Don’t overdo it: extra-fancy attire
As women, nothing excites us like dressing up! It boosts our confidence, and God knows how much we need to pile up on that before a first date. Do dress and doll yourself up; but don’t overdo it. You don’t want to give the impression that you’re too much to handle. Also, the man might feel like his date idea does not measure up to yours. So, look good and feel good; but if you’re wearing pumps and a fancy dress, for example, ease up on the hair and makeup, and vice versa.
Don’t show too much: skanky clothes
If you’re showing cleavage, no need for a mini skirt; if you’re wearing a really short and low jumpsuit, go for flats.
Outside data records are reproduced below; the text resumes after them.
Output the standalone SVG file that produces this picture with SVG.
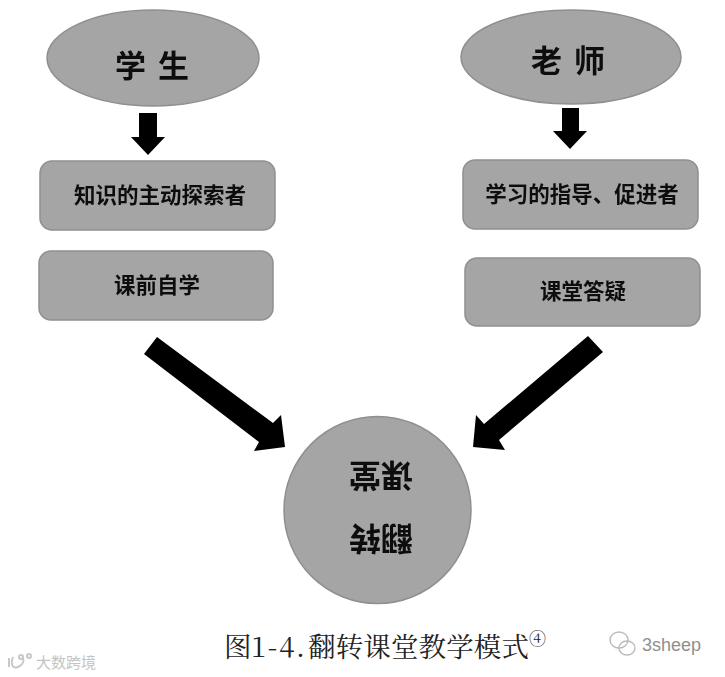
<svg xmlns="http://www.w3.org/2000/svg" width="725" height="677" viewBox="0 0 725 677">
<defs>
<style>
.shape{fill:#a5a5a5;stroke:#8f8f8f;stroke-width:1.5}
.t{font-family:"Noto Sans CJK SC","Liberation Sans",sans-serif;font-weight:700;fill:#111;text-anchor:middle}
.box{font-size:21.5px}
.big{font-size:31px;letter-spacing:12px}
.cap{font-family:"Noto Serif CJK SC","Liberation Serif","Noto Sans CJK SC",serif;font-size:27.5px;fill:#222}
.sup{font-size:17px}
.wm{font-family:"Liberation Sans","Noto Sans CJK SC",sans-serif;fill:#c4c4c4}
.ar{fill:#000}
</style>
<filter id="b" x="-10%" y="-10%" width="120%" height="120%"><feGaussianBlur stdDeviation="0.7"/></filter>
<filter id="a" x="-10%" y="-10%" width="120%" height="120%"><feGaussianBlur stdDeviation="0.5"/></filter>
</defs>
<rect width="725" height="677" fill="#fff"/>
<g id="connectors" filter="url(#a)">
<polygon class="ar" points="139,113 157,113 157,137 165,137 148,155 131,137 139,137"/>
<polygon class="ar" points="562,108 579,108 579,131 587,131 570,149 553,131 562,131"/>
<polygon class="ar" points="157,337 273,423 281,415 285,447 254,451 259,442 144,354"/>
<polygon class="ar" points="588,336 603,352 499,440 505,450 473,447 476,415 484,424"/>
</g>
<g id="student"><ellipse class="shape" cx="153" cy="58" rx="106" ry="48"/><text class="t big" x="158" y="77" filter="url(#b)">学生</text></g>
<g id="teacher"><ellipse class="shape" cx="571" cy="57" rx="110" ry="47"/><text class="t big" x="574" y="72" filter="url(#b)">老师</text></g>
<g id="box-explorer"><rect class="shape" x="40" y="161" width="235" height="69" rx="12"/><text class="t box" x="160" y="203" filter="url(#b)">知识的主动探索者</text></g>
<g id="box-preclass"><rect class="shape" x="39" y="251" width="234" height="69" rx="12"/><text class="t box" x="157" y="293" filter="url(#b)">课前自学</text></g>
<g id="box-guide"><rect class="shape" x="463" y="160" width="235" height="69" rx="12"/><text class="t box" x="582" y="202" filter="url(#b)">学习的指导、促进者</text></g>
<g id="box-qa"><rect class="shape" x="465" y="258" width="235" height="68" rx="12"/><text class="t box" x="583" y="299" filter="url(#b)">课堂答疑</text></g>
<g id="flipped-classroom"><circle class="shape" cx="377.5" cy="510" r="93.5"/>
<text class="t" font-size="32" transform="rotate(180 381 538)" x="381" y="549" filter="url(#b)">翻转</text>
<text class="t" font-size="32" transform="rotate(180 381 475)" x="381" y="486" filter="url(#b)">课堂</text></g>
<g id="caption"><text class="cap" x="224" y="657">图</text><text class="cap" x="251" y="657" textLength="54" lengthAdjust="spacing">1-4.</text><text class="cap" x="308" y="657" textLength="221" lengthAdjust="spacing">翻转课堂教学模式</text><text class="cap sup" x="529" y="645">④</text></g>
<g id="watermarks">
<text class="wm" x="642" y="651" font-size="18" style="fill:#8f8f8f">3sheep</text>
<g fill="none" stroke="#bbb" stroke-width="1.4"><ellipse cx="619" cy="640" rx="9" ry="8"/><ellipse cx="627" cy="648" rx="8" ry="7"/></g>
<g fill="none" stroke="#c8c8c8" stroke-width="2"><path d="M9 658v9M13 657c-3 8 0 12 5 10s6-6 5-9"/><circle cx="21" cy="657" r="2"/><circle cx="29" cy="656" r="2"/></g>
<text class="wm" x="36" y="668" font-size="15">大数跨境</text>
</g>
</svg>
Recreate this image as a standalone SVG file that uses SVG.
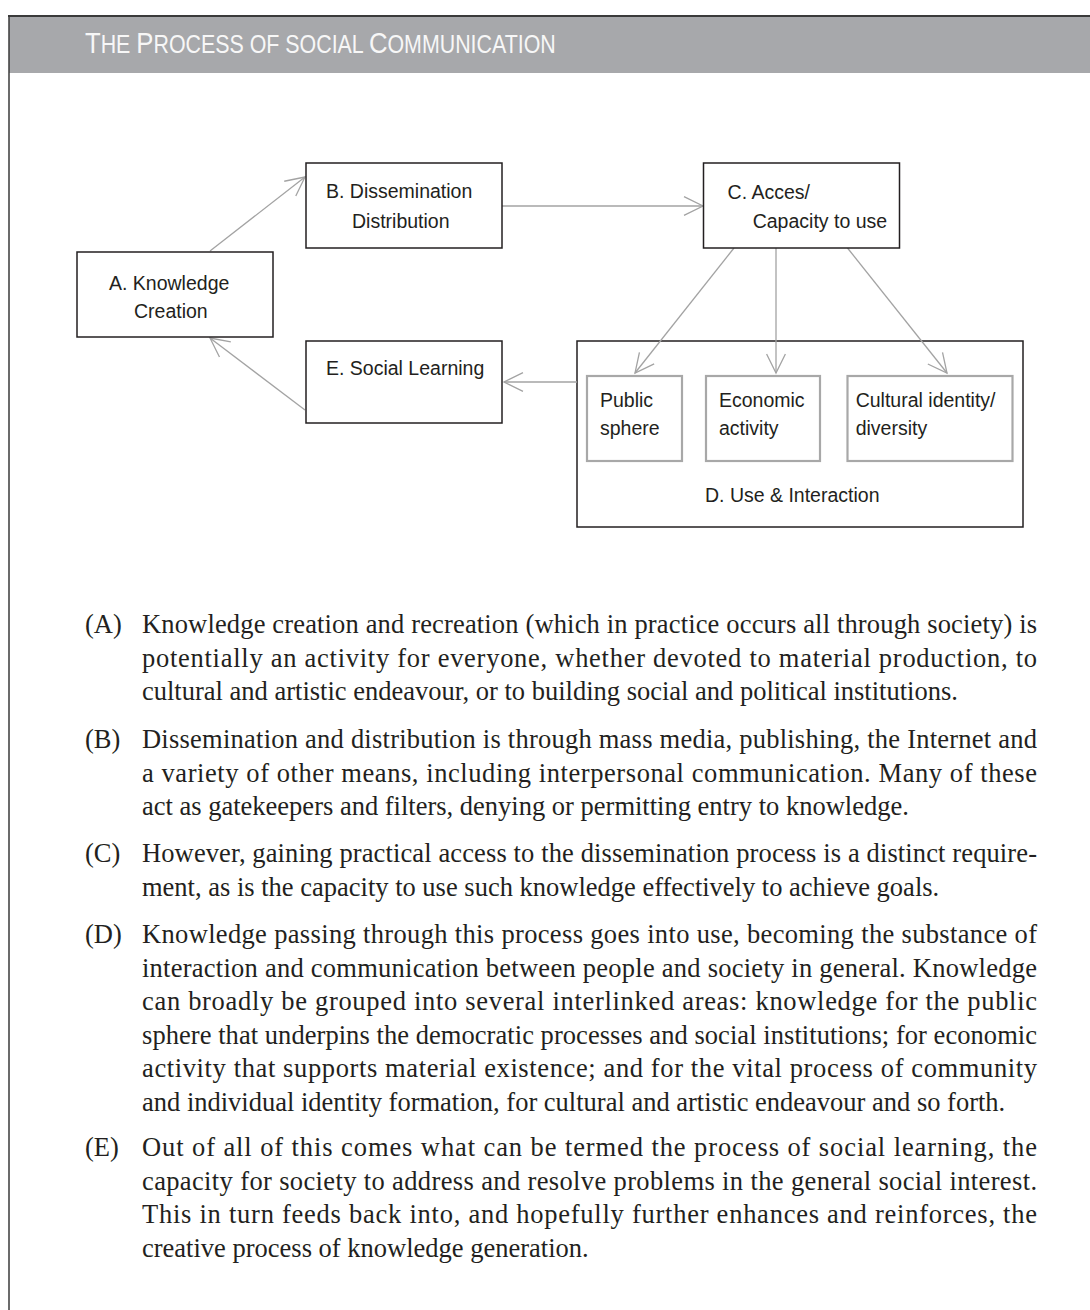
<svg xmlns="http://www.w3.org/2000/svg" width="1090" height="1310" viewBox="0 0 1090 1310">
<style>
.frame{stroke:#3a3a3a;fill:none}
.band{fill:#a7a8ab}
.title{font-family:"Liberation Sans",Arial,sans-serif;fill:#f7f7f7;font-size:25px}
.box{fill:#fff;stroke:#231f20;stroke-width:1.5}
.group{fill:none;stroke:#231f20;stroke-width:1.5}
.sub{fill:#fff;stroke:#a8a8a8;stroke-width:2.2}
.lbl{font-family:"Liberation Sans",Arial,sans-serif;font-size:19.5px;fill:#231f20}
.conn{stroke:#a3a3a3;stroke-width:1.3;fill:none}
.body{font-family:"Liberation Serif","Times New Roman",serif;font-size:26.5px;fill:#231f20}
</style>
<defs>
<marker id="arr" markerUnits="userSpaceOnUse" markerWidth="22" markerHeight="22" viewBox="0 0 22 22" refX="21" refY="11" orient="auto" overflow="visible">
<path d="M2,1.6 L21,11 L2,20.4" fill="none" stroke="#a3a3a3" stroke-width="1.3"/>
</marker>
</defs>
<rect width="1090" height="1310" fill="#fff"/>
<g id="header">
<rect class="band" x="9" y="17" width="1081" height="56"/>
<line class="frame" x1="8" y1="16" x2="1090" y2="16" stroke-width="2"/>
<line class="frame" x1="9" y1="16" x2="9" y2="1310" stroke-width="1.5"/>
<text class="title" transform="translate(85,53.3) scale(0.856,1)" x="0" y="0"><tspan font-size="30">T</tspan>HE <tspan font-size="30">P</tspan>ROCESS OF SOCIAL <tspan font-size="30">C</tspan>OMMUNICATION</text>
</g>
<g id="node-D">
<rect class="group" x="577" y="341" width="446" height="186"/>
<text class="lbl" x="705" y="501.7">D. Use &amp; Interaction</text>
</g>
<g id="connectors">
<line class="conn" x1="210" y1="251" x2="305" y2="177" marker-end="url(#arr)"/>
<line class="conn" x1="502" y1="206" x2="703" y2="206" marker-end="url(#arr)"/>
<line class="conn" x1="734" y1="248" x2="635" y2="373" marker-end="url(#arr)"/>
<line class="conn" x1="776" y1="248" x2="776" y2="373" marker-end="url(#arr)"/>
<line class="conn" x1="847.5" y1="248" x2="947" y2="373" marker-end="url(#arr)"/>
<line class="conn" x1="577" y1="382" x2="504" y2="382" marker-end="url(#arr)"/>
<line class="conn" x1="305" y1="410" x2="210" y2="338" marker-end="url(#arr)"/>
</g>
<g id="node-A">
<rect class="box" x="77" y="252" width="196" height="85"/>
<text class="lbl" x="109" y="289.5">A. Knowledge</text>
<text class="lbl" x="134" y="318.3">Creation</text>
</g>
<g id="node-B">
<rect class="box" x="306" y="163" width="196" height="85"/>
<text class="lbl" x="326" y="198.3">B. Dissemination</text>
<text class="lbl" x="352" y="228.3">Distribution</text>
</g>
<g id="node-C">
<rect class="box" x="703.5" y="163" width="196" height="85"/>
<text class="lbl" x="727.6" y="199.3">C. Acces/</text>
<text class="lbl" x="752.7" y="228.3">Capacity to use</text>
</g>
<g id="node-public">
<rect class="sub" x="587" y="376" width="95" height="85"/>
<text class="lbl" x="600" y="406.7">Public</text>
<text class="lbl" x="600" y="435">sphere</text>
</g>
<g id="node-economic">
<rect class="sub" x="706" y="376" width="114" height="85"/>
<text class="lbl" x="719" y="406.7">Economic</text>
<text class="lbl" x="719" y="435">activity</text>
</g>
<g id="node-cultural">
<rect class="sub" x="847.5" y="376" width="165" height="85"/>
<text class="lbl" x="855.7" y="406.7">Cultural identity/</text>
<text class="lbl" x="855.7" y="435">diversity</text>
</g>
<g id="node-E">
<rect class="box" x="306" y="341" width="196" height="82"/>
<text class="lbl" x="326" y="375">E. Social Learning</text>
</g>
<g id="notes" class="body">
<text x="85" y="633">(A)</text>
<text x="142" y="633" textLength="895">Knowledge creation and recreation (which in practice occurs all through society) is</text>
<text x="142" y="666.5" textLength="895">potentially an activity for everyone, whether devoted to material production, to</text>
<text x="142" y="700">cultural and artistic endeavour, or to building social and political institutions.</text>
<text x="85" y="748">(B)</text>
<text x="142" y="748" textLength="895">Dissemination and distribution is through mass media, publishing, the Internet and</text>
<text x="142" y="781.5" textLength="895">a variety of other means, including interpersonal communication. Many of these</text>
<text x="142" y="815">act as gatekeepers and filters, denying or permitting entry to knowledge.</text>
<text x="85" y="862">(C)</text>
<text x="142" y="862" textLength="895">However, gaining practical access to the dissemination process is a distinct require-</text>
<text x="142" y="895.5">ment, as is the capacity to use such knowledge effectively to achieve goals.</text>
<text x="85" y="943">(D)</text>
<text x="142" y="943" textLength="895">Knowledge passing through this process goes into use, becoming the substance of</text>
<text x="142" y="976.5" textLength="895">interaction and communication between people and society in general. Knowledge</text>
<text x="142" y="1010" textLength="895">can broadly be grouped into several interlinked areas: knowledge for the public</text>
<text x="142" y="1043.5" textLength="895">sphere that underpins the democratic processes and social institutions; for economic</text>
<text x="142" y="1077" textLength="895">activity that supports material existence; and for the vital process of community</text>
<text x="142" y="1110.5">and individual identity formation, for cultural and artistic endeavour and so forth.</text>
<text x="85" y="1156">(E)</text>
<text x="142" y="1156" textLength="895">Out of all of this comes what can be termed the process of social learning, the</text>
<text x="142" y="1189.5" textLength="895">capacity for society to address and resolve problems in the general social interest.</text>
<text x="142" y="1223" textLength="895">This in turn feeds back into, and hopefully further enhances and reinforces, the</text>
<text x="142" y="1256.5">creative process of knowledge generation.</text>
</g>
</svg>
Don’t look like you popped off of a Playboy cover. If you come across as too sexually invitational, the guy won’t be able to focus on what you’re saying or what he really wants to say, because his hands will be all over you in his head. Yes, you want to spark his interest and yes, you want his fantasies to get going, but make sure it’s a balance so you can see how compatible the two of you truly are.
Don’t wear sweat pants, period!
Sweat pants are out for first dates, even if you’re going on a hike. (That’s what cool outdoor gear is for!) Comfort is key and yes, you have to be yourself. But you want to make your first date special, especially if you end up looking back at it together. Keep in mind that first impressions play a huge role on first dates — you want his to be, “She’s really made an effort for me.”
Don’t wear uncomfortable underwear
So, no sweat pants… but don’t torture yourself, either. If you want to squeeze your toes in a pair of really sexy wedges and you know you can soldier it up, then do it. But uncomfortable underwear is never a good idea. Save that scratchy lace G-string with bows for later, so you can concentrate on what you’re saying, not on your wedgie.